The Early Years of Legal Services Corporation
The LSC Act created a Corporation controlled by an independent, non-partisan Board, appointed by the President and confirmed by the Senate, with no more than six of its eleven members of the same political party. A majority of the Board had to be attorneys, and the Board was to include individuals who actually would be eligible for legal s ervices. In addition, the Board was to be generally representative of the organized bar, attorneys providing legal assistance to the poor, and the general public. The Corporation was to receive federal funds and make grants to independent local legal services programs. Local programs were to be governed by their own boards of directors, setting their own priorities and making their own decisions about case acceptance, subject to the rules laid down by Congress.
The first LSC Board was appointed by President Gerald Ford and confirmed in mid-1975. The Board's decisions on major policy issues-selecting a staff with experienced legal services advocates, continuing the national back-up centers, maintaining a national training and communications capacity, adopting regulations that permitted full professional representation for the poor, and maintaining the basic staff attorney structure of the program-all reflected a desire to ensure that the poor received effective legal representation and an appreciation of the merits of the existing delivery system.

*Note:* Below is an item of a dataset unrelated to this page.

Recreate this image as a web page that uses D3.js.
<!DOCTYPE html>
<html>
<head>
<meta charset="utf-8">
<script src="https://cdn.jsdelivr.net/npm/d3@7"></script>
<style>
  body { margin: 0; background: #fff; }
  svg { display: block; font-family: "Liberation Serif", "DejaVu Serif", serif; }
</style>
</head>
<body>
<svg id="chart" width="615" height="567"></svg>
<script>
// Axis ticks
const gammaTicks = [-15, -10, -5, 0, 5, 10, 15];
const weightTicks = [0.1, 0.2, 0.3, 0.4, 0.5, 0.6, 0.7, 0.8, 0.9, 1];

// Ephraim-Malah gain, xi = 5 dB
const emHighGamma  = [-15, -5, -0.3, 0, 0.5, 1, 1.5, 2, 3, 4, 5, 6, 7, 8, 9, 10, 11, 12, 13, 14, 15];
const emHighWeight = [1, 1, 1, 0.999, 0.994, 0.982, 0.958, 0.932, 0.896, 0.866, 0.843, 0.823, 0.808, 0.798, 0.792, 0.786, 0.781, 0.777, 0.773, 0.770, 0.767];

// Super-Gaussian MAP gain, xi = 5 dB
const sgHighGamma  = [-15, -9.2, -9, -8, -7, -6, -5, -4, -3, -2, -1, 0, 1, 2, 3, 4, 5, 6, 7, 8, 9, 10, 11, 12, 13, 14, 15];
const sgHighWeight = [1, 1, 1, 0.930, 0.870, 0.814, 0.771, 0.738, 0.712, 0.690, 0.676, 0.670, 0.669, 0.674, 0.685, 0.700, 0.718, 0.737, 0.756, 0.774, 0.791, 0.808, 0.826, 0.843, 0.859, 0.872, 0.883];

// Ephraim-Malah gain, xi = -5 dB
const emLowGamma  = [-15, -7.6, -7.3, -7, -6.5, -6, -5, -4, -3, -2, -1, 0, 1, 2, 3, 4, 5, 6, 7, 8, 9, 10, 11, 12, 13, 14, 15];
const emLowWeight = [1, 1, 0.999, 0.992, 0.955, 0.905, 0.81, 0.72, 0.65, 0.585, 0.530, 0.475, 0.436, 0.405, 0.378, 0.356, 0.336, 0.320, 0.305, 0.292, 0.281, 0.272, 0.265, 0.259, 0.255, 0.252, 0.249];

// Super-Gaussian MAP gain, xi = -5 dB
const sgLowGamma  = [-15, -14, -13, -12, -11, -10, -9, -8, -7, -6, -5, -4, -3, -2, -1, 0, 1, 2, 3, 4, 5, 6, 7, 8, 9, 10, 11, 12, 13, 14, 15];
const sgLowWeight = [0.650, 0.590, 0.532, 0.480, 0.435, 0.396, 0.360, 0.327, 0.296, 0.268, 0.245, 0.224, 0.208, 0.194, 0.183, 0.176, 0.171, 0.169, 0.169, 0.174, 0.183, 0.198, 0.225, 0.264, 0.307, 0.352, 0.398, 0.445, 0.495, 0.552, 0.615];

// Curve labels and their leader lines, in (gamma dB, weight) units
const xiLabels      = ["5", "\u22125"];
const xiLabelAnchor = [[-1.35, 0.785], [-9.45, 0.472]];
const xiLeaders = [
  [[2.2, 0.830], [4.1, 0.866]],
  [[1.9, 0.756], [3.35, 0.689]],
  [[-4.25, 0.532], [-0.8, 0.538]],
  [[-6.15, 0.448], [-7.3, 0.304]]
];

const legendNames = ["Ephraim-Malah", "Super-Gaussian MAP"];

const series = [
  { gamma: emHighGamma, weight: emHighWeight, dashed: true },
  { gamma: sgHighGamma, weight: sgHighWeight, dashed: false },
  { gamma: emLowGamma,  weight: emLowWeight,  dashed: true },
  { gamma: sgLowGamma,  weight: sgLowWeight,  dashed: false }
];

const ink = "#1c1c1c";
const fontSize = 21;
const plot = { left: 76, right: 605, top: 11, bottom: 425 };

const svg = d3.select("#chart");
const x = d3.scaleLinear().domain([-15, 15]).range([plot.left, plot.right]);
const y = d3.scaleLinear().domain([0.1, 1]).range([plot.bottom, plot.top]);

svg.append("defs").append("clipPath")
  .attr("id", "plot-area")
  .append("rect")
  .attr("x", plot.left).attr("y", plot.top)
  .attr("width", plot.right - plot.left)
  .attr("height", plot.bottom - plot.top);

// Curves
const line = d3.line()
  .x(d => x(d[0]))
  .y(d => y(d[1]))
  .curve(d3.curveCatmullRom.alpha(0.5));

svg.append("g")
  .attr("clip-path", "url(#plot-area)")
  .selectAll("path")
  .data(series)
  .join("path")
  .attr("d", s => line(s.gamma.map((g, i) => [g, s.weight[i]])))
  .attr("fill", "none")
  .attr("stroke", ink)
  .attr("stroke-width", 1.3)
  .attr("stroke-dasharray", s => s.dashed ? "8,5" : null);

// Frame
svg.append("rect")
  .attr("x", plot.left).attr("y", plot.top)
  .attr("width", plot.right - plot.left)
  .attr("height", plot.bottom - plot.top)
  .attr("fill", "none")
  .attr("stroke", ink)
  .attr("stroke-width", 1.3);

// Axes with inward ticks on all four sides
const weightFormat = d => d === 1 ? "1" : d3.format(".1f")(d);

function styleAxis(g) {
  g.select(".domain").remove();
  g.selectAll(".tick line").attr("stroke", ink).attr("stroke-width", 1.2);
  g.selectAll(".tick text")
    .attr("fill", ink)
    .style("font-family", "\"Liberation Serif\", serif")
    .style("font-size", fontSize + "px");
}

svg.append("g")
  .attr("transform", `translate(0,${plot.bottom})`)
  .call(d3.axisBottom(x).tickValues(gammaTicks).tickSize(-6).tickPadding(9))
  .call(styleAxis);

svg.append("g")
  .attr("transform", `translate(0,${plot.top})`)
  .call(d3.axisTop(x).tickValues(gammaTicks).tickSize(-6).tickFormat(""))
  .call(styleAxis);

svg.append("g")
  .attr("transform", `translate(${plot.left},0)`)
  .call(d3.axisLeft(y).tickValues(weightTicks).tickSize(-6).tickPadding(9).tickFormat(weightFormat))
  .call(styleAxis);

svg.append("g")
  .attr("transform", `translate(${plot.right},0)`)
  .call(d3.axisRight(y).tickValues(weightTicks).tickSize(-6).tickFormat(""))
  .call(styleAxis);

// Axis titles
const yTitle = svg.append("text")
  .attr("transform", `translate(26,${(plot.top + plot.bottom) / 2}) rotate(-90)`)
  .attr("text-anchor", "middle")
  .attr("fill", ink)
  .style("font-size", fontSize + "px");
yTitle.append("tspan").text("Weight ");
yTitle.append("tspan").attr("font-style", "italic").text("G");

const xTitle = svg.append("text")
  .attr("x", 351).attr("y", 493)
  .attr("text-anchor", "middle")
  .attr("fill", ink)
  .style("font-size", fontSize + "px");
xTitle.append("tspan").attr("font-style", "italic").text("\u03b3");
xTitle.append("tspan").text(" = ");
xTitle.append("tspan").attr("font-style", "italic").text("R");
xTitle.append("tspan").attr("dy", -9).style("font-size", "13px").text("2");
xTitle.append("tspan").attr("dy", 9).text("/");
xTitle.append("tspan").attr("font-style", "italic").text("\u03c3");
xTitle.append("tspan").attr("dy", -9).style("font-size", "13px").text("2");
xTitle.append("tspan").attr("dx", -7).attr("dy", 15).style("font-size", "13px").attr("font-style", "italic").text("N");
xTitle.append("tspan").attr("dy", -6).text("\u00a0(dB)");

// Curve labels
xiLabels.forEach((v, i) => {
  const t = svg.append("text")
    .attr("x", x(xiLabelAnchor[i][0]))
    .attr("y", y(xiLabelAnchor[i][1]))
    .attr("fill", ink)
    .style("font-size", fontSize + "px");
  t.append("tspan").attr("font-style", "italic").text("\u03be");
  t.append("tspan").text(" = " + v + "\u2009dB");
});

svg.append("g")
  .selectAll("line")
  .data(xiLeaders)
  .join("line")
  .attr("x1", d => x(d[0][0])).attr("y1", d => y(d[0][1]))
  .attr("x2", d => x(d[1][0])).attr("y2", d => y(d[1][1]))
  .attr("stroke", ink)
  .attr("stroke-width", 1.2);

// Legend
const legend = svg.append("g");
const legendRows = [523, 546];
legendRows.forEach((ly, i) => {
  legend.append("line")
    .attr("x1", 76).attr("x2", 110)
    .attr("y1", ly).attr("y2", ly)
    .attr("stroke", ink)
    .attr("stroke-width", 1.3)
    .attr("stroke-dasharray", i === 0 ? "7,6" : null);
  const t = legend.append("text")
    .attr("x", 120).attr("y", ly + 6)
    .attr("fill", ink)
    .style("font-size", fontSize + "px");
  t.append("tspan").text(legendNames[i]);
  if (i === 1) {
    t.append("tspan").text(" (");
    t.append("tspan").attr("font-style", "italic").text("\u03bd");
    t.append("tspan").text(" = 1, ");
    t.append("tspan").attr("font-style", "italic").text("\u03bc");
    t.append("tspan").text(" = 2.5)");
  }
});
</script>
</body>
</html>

Most of the initial effort of the new Corporation went into obtaining increased funds from Congress to expand the reach of the legal services program. A study of the funding levels of local programs in relation to the population they served found that over 40 percent of the nation's poor people lived in areas served by no legal services program, and many of the remainder had only token access. On the basis of the report, the Corporation developed a "minimum access" plan, with the goal of providing a level of funding in every area of the country that would support two lawyers per 10,000 poor persons. The strategy proved successful. Congress rapidly increased the Corporation's appropriation from $91 million in FY 1976 to the "minimum access" level of $321 million in FY 1981. With the additional funding the Corporation increased funding levels in comparatively underfunded areas and funded new programs in previously unserved areas, mostly in the South and Southwest.

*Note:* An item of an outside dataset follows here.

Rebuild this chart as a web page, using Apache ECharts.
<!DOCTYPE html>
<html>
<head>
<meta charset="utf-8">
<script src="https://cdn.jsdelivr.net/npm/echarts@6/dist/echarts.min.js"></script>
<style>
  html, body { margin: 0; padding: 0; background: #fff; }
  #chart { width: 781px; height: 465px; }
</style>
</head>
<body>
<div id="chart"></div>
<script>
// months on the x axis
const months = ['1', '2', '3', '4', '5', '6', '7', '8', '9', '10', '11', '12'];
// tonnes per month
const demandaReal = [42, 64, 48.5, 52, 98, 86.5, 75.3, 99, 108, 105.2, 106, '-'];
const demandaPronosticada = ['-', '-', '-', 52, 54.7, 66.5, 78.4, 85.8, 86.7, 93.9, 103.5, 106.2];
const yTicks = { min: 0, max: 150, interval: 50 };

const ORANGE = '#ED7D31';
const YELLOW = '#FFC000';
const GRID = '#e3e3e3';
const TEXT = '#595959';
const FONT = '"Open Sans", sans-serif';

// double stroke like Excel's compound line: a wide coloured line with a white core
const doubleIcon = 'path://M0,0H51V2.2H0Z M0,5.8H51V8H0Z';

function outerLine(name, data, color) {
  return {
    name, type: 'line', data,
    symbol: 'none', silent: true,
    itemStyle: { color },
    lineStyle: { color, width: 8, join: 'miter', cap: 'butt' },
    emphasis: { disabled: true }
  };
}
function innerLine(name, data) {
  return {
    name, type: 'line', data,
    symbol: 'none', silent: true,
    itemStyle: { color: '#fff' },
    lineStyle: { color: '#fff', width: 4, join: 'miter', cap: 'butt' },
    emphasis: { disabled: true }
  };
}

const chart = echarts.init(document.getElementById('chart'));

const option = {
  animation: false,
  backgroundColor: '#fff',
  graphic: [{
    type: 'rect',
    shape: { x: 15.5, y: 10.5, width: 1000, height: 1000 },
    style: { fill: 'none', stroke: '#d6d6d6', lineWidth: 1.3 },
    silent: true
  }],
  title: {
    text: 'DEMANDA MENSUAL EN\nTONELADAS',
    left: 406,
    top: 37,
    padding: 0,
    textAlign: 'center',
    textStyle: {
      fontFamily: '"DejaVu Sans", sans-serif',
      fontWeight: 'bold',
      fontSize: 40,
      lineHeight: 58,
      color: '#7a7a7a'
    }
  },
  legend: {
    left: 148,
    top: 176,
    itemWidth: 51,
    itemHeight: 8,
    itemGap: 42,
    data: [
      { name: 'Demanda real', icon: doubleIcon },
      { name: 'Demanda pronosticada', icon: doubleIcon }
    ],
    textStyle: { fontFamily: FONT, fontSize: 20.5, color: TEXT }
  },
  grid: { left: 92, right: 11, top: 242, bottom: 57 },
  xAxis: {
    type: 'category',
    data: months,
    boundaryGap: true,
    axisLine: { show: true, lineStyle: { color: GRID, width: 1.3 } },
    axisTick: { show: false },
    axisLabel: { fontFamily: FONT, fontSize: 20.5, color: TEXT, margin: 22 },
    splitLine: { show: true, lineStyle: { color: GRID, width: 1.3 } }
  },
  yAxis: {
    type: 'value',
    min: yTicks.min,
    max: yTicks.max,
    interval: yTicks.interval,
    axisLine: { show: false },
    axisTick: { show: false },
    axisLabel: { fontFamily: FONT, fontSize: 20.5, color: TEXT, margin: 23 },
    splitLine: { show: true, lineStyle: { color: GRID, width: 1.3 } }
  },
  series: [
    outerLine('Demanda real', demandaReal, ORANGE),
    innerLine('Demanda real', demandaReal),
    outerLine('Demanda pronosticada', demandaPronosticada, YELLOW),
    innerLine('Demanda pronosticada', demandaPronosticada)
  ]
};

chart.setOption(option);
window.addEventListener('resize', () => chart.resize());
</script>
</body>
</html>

By 1981, LSC was providing funding to 325 separate grantees, covering every county in the United States, as well as Puerto Rico, the Virgin Islands, and Micronesia. These included basic field programs that provided general legal assistance to eligible clients within their geographic services areas, a system of separate programs to address the special legal needs of Native Americans and migrant farm workers, and a comprehensive system of state and national support centers, regional training centers, and a national information clearinghouse.
In 1977, the Corporation was reauthorized for another three years, without significant controversy. Some restrictions were lifted and others were clarified. "Improving opportunities for low-income persons" was added to the list of purposes of the Corporation, explicitly endorsing broad efforts to address the problems of the client community as one of the program's goals. Client participation on local boards was mandated. The provision of the Act restricting the policy research, training, and technical assistance activities of back-up centers was eliminated.
LSC began to focus on making local programs more effective through improved monitoring and evaluation systems. Efforts were begun to increase the involvement of private attorneys in the delivery of legal services. The development of state support became a high priority, and a number of new state and national support centers were funded. A centralized training program and an ambitious project to develop and produce legal services practice manuals in areas of poverty law were initiated.
Although in most parts of the country legal services had come to be accepted as an institutional presence, the expansion of the program into previously unserved areas was sometimes met with suspicion on the part of the local bar, politicians, and community leaders, who feared that the new breed of lawyers would upset the social order in assisting the poor to assert their rights. Many of the issues that had led to controversies a decade earlier in areas served by OEO legal services arose again in newly served areas.
As a result, congressional scrutiny of the program began to increase. In 1980, supporters of legal services in Congress decided not to proceed with the final phases of legislation reauthorizing the program because of the number of amendments imposing new restrictions that were pending. Instead Congress waived the rule requiring that appropriations be based on authorizing legislation and passed an appropriation for LSC for FY 1981 without an authorization. Several new restrictions were imposed on the program as appropriations riders, including limitations on legislative advocacy and representation of aliens, two issues that had become increasingly contentious. The Corporation's legislative difficulties in 1980 presaged problems to come. Congress has not enacted authorizing legislation since it expired in 1980, and the formula of waiving the rules to permit enactment of an appropriation with substantive riders has continued down to the present.